(Stored data):

-- Begin --

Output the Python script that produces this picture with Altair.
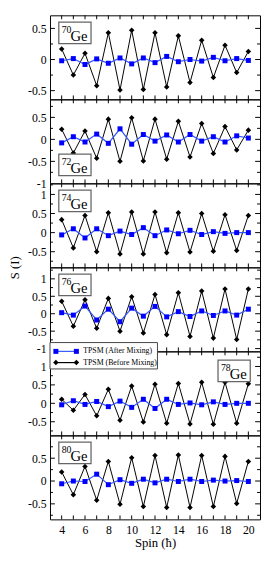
import altair as alt
import pandas as pd

FONT = "Liberation Serif"
W, H = 215, 86

spins = list(range(4, 21))
x_label_vals = [4, 6, 8, 10, 12, 14, 16, 18, 20]
y_major = [-1.0, -0.5, 0.0, 0.5, 1.0]
y_minor = [-1.25, -0.75, -0.25, 0.25, 0.75, 1.25]

masses = ["70", "72", "74", "76", "78", "80"]
element = "Ge"

before_70 = [0.17, -0.25, 0.10, -0.42, 0.43, -0.49, 0.47, -0.48, 0.43, -0.44, 0.38, -0.37, 0.31, -0.29, 0.23, -0.21, 0.13]
after_70 = [-0.02, 0.015, -0.08, 0.01, -0.06, 0.025, -0.07, 0.025, -0.05, 0.05, -0.035, 0.0, -0.025, 0.035, -0.02, 0.015, -0.015]

before_72 = [0.23, -0.31, 0.19, -0.43, 0.46, -0.50, 0.49, -0.49, 0.46, -0.45, 0.41, -0.40, 0.36, -0.32, 0.29, -0.24, 0.21]
after_72 = [-0.08, 0.06, -0.06, 0.12, -0.09, 0.24, -0.11, 0.11, -0.04, 0.10, -0.06, 0.11, -0.04, 0.06, -0.06, 0.08, 0.03]

before_74 = [0.34, -0.40, 0.45, -0.50, 0.52, -0.56, 0.54, -0.56, 0.54, -0.53, 0.52, -0.51, 0.50, -0.49, 0.47, -0.47, 0.45]
after_74 = [-0.06, 0.10, -0.14, 0.10, -0.08, 0.04, -0.05, 0.13, -0.08, 0.07, -0.03, 0.06, -0.05, 0.025, -0.02, 0.0, 0.0]

before_76 = [0.36, -0.36, 0.40, -0.42, 0.44, -0.50, 0.49, -0.55, 0.55, -0.60, 0.60, -0.65, 0.65, -0.70, 0.71, -0.74, 0.71]
after_76 = [0.03, -0.04, 0.22, -0.18, 0.13, -0.23, 0.16, -0.07, 0.21, -0.09, 0.06, -0.08, 0.08, -0.05, 0.08, -0.04, 0.13]

before_78 = [0.11, -0.19, 0.24, -0.34, 0.38, -0.46, 0.47, -0.51, 0.52, -0.54, 0.54, -0.56, 0.57, -0.57, 0.57, -0.54, 0.53]
after_78 = [-0.04, 0.07, -0.03, 0.05, -0.09, 0.06, -0.11, 0.11, -0.14, 0.11, -0.03, 0.01, -0.04, 0.04, -0.03, 0.0, 0.0]

before_80 = [0.20, -0.30, 0.32, -0.42, 0.43, -0.51, 0.51, -0.56, 0.56, -0.58, 0.57, -0.58, 0.56, -0.56, 0.54, -0.49, 0.43]
after_80 = [-0.06, 0.0, -0.01, 0.15, -0.08, 0.03, -0.05, 0.04, -0.04, 0.04, -0.01, 0.04, -0.01, 0.02, 0.0, 0.01, -0.01]

before_all = [before_70, before_72, before_74, before_76, before_78, before_80]
after_all = [after_70, after_72, after_74, after_76, after_78, after_80]

y_domains = [[-0.64, 0.71], [-1.0, 0.91], [-0.91, 1.29], [-1.08, 1.33], [-0.87, 1.41], [-0.84, 1.0]]
y_label_vals = [[-0.5, 0, 0.5], [-1, -0.5, 0, 0.5], [-0.5, 0, 0.5, 1], [-1, -0.5, 0, 0.5, 1], [-0.5, 0, 0.5, 1], [-0.5, 0, 0.5]]
label_corner = ["tl", "bl", "tl", "tl", "tr", "tl"]

legend_labels = ["TPSM (After Mixing)", "TPSM (Before Mixing)"]

BLUE = "#0000ff"
BLUE_LINE = "#3355ff"
BOXC = "#666666"


def panel(i):
    dom = y_domains[i]
    last = i == len(masses) - 1
    if last:
        xaxis = alt.Axis(values=x_label_vals, ticks=False, domain=False, grid=False,
                         labelPadding=5, title="Spin (ħ)", titlePadding=2)
    else:
        xaxis = None
    yaxis_kw = dict(values=y_label_vals[i], ticks=False, domain=False, grid=False,
                    labelPadding=4, labelExpr="'' + datum.value")
    if i == 2:
        yaxis = alt.Axis(title="S (I)", titleX=-29, titleY=H, **yaxis_kw)
    else:
        yaxis = alt.Axis(title=None, **yaxis_kw)
    xs = alt.Scale(domain=[3, 21], nice=False, zero=False)
    ys = alt.Scale(domain=dom, nice=False, zero=False)
    X = alt.X("spin:Q", scale=xs, axis=xaxis)
    Y = alt.Y("val:Q", scale=ys, axis=yaxis)

    layers = []
    xt = pd.DataFrame({"spin": spins})
    layers.append(alt.Chart(xt).mark_rule(color="black", strokeWidth=1).encode(x=X, y=alt.value(0), y2=alt.value(4)))
    layers.append(alt.Chart(xt).mark_rule(color="black", strokeWidth=1).encode(x=X, y=alt.value(H), y2=alt.value(H - 4)))
    ymaj = pd.DataFrame({"val": [v for v in y_major if dom[0] < v < dom[1]]})
    ymin = pd.DataFrame({"val": [v for v in y_minor if dom[0] < v < dom[1]]})
    for d, L in ((ymaj, 5), (ymin, 3)):
        layers.append(alt.Chart(d).mark_rule(color="black", strokeWidth=1).encode(y=Y, x=alt.value(0), x2=alt.value(L)))
        layers.append(alt.Chart(d).mark_rule(color="black", strokeWidth=1).encode(y=Y, x=alt.value(W), x2=alt.value(W - L)))

    db = pd.DataFrame({"spin": spins, "val": before_all[i]})
    da = pd.DataFrame({"spin": spins, "val": after_all[i]})
    layers.append(alt.Chart(db).mark_line(color="black", strokeWidth=1).encode(x=X, y=Y))
    layers.append(alt.Chart(db).mark_point(shape="diamond", filled=True, color="black", size=32, opacity=1).encode(x=X, y=Y))
    layers.append(alt.Chart(da).mark_line(color=BLUE_LINE, strokeWidth=1.2).encode(x=X, y=Y))
    layers.append(alt.Chart(da).mark_point(shape="square", filled=True, color=BLUE, size=26, opacity=1).encode(x=X, y=Y))

    corner = label_corner[i]
    bw, bh = 33, 22
    if corner == "tl":
        x0, y0 = 9, 7
    elif corner == "bl":
        x0, y0 = 9, H - 8 - bh
    else:
        x0, y0 = W - 9 - bw - 1, 9
    lab = pd.DataFrame({"mass": [masses[i]], "elem": [element]})
    layers.append(alt.Chart(lab).mark_rect(fill="white", stroke=BOXC, strokeWidth=1.3).encode(
        x=alt.value(x0), x2=alt.value(x0 + bw), y=alt.value(y0), y2=alt.value(y0 + bh)))
    layers.append(alt.Chart(lab).mark_text(font=FONT, fontSize=10, align="left", baseline="alphabetic", color="black").encode(
        text="mass:N", x=alt.value(x0 + 3), y=alt.value(y0 + 11)))
    layers.append(alt.Chart(lab).mark_text(font=FONT, fontSize=15, align="left", baseline="alphabetic", color="black").encode(
        text="elem:N", x=alt.value(x0 + 12), y=alt.value(y0 + 19)))

    if i == 4:
        lg = pd.DataFrame({"label": legend_labels})
        layers.append(alt.Chart(lg.head(1)).mark_rect(fill="white", stroke="#444444", strokeWidth=1).encode(
            x=alt.value(0), x2=alt.value(110), y=alt.value(-9), y2=alt.value(18)))
        rows = [(0, legend_labels[0], BLUE, BLUE_LINE, "square", 26), (11.5, legend_labels[1], "black", "black", "diamond", 32)]
        for yy, txt, pc, lc, shp, sz in rows:
            d1 = pd.DataFrame({"label": [txt]})
            layers.append(alt.Chart(d1).mark_rule(color=lc, strokeWidth=1.2).encode(
                x=alt.value(6), x2=alt.value(27), y=alt.value(yy)))
            for xx in (6, 27):
                layers.append(alt.Chart(d1).mark_point(shape=shp, filled=True, color=pc, size=sz, opacity=1).encode(
                    x=alt.value(xx), y=alt.value(yy)))
            layers.append(alt.Chart(d1).mark_text(font=FONT, fontSize=8, align="left", baseline="middle", color="black").encode(
                text="label:N", x=alt.value(34), y=alt.value(yy)))

    return alt.layer(*layers).properties(width=W, height=H)


chart = alt.vconcat(*[panel(i) for i in range(len(masses))], spacing=0, bounds="flush").properties(
    padding={"left": 0, "top": 0, "right": 0, "bottom": 0}
).configure_view(stroke="black", strokeWidth=1).configure_axis(
    labelFont=FONT, titleFont=FONT, labelFontSize=12, titleFontSize=13,
    labelColor="black", titleColor="black", titleFontWeight="normal"
)

chart.save("out.html", embed_options={"renderer": "svg", "actions": False})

-- End --

(Exercise instructions): Repeat the lines of the listing above verbatim, beginning at its first line and ending at the line containing "-0.03, 0.0, 0.0]", which is included. Omit pictures.

(Answer to this exercise):
Output the Python script that produces this picture with Altair.
import altair as alt
import pandas as pd

FONT = "Liberation Serif"
W, H = 215, 86

spins = list(range(4, 21))
x_label_vals = [4, 6, 8, 10, 12, 14, 16, 18, 20]
y_major = [-1.0, -0.5, 0.0, 0.5, 1.0]
y_minor = [-1.25, -0.75, -0.25, 0.25, 0.75, 1.25]

masses = ["70", "72", "74", "76", "78", "80"]
element = "Ge"

before_70 = [0.17, -0.25, 0.10, -0.42, 0.43, -0.49, 0.47, -0.48, 0.43, -0.44, 0.38, -0.37, 0.31, -0.29, 0.23, -0.21, 0.13]
after_70 = [-0.02, 0.015, -0.08, 0.01, -0.06, 0.025, -0.07, 0.025, -0.05, 0.05, -0.035, 0.0, -0.025, 0.035, -0.02, 0.015, -0.015]

before_72 = [0.23, -0.31, 0.19, -0.43, 0.46, -0.50, 0.49, -0.49, 0.46, -0.45, 0.41, -0.40, 0.36, -0.32, 0.29, -0.24, 0.21]
after_72 = [-0.08, 0.06, -0.06, 0.12, -0.09, 0.24, -0.11, 0.11, -0.04, 0.10, -0.06, 0.11, -0.04, 0.06, -0.06, 0.08, 0.03]

before_74 = [0.34, -0.40, 0.45, -0.50, 0.52, -0.56, 0.54, -0.56, 0.54, -0.53, 0.52, -0.51, 0.50, -0.49, 0.47, -0.47, 0.45]
after_74 = [-0.06, 0.10, -0.14, 0.10, -0.08, 0.04, -0.05, 0.13, -0.08, 0.07, -0.03, 0.06, -0.05, 0.025, -0.02, 0.0, 0.0]

before_76 = [0.36, -0.36, 0.40, -0.42, 0.44, -0.50, 0.49, -0.55, 0.55, -0.60, 0.60, -0.65, 0.65, -0.70, 0.71, -0.74, 0.71]
after_76 = [0.03, -0.04, 0.22, -0.18, 0.13, -0.23, 0.16, -0.07, 0.21, -0.09, 0.06, -0.08, 0.08, -0.05, 0.08, -0.04, 0.13]

before_78 = [0.11, -0.19, 0.24, -0.34, 0.38, -0.46, 0.47, -0.51, 0.52, -0.54, 0.54, -0.56, 0.57, -0.57, 0.57, -0.54, 0.53]
after_78 = [-0.04, 0.07, -0.03, 0.05, -0.09, 0.06, -0.11, 0.11, -0.14, 0.11, -0.03, 0.01, -0.04, 0.04, -0.03, 0.0, 0.0]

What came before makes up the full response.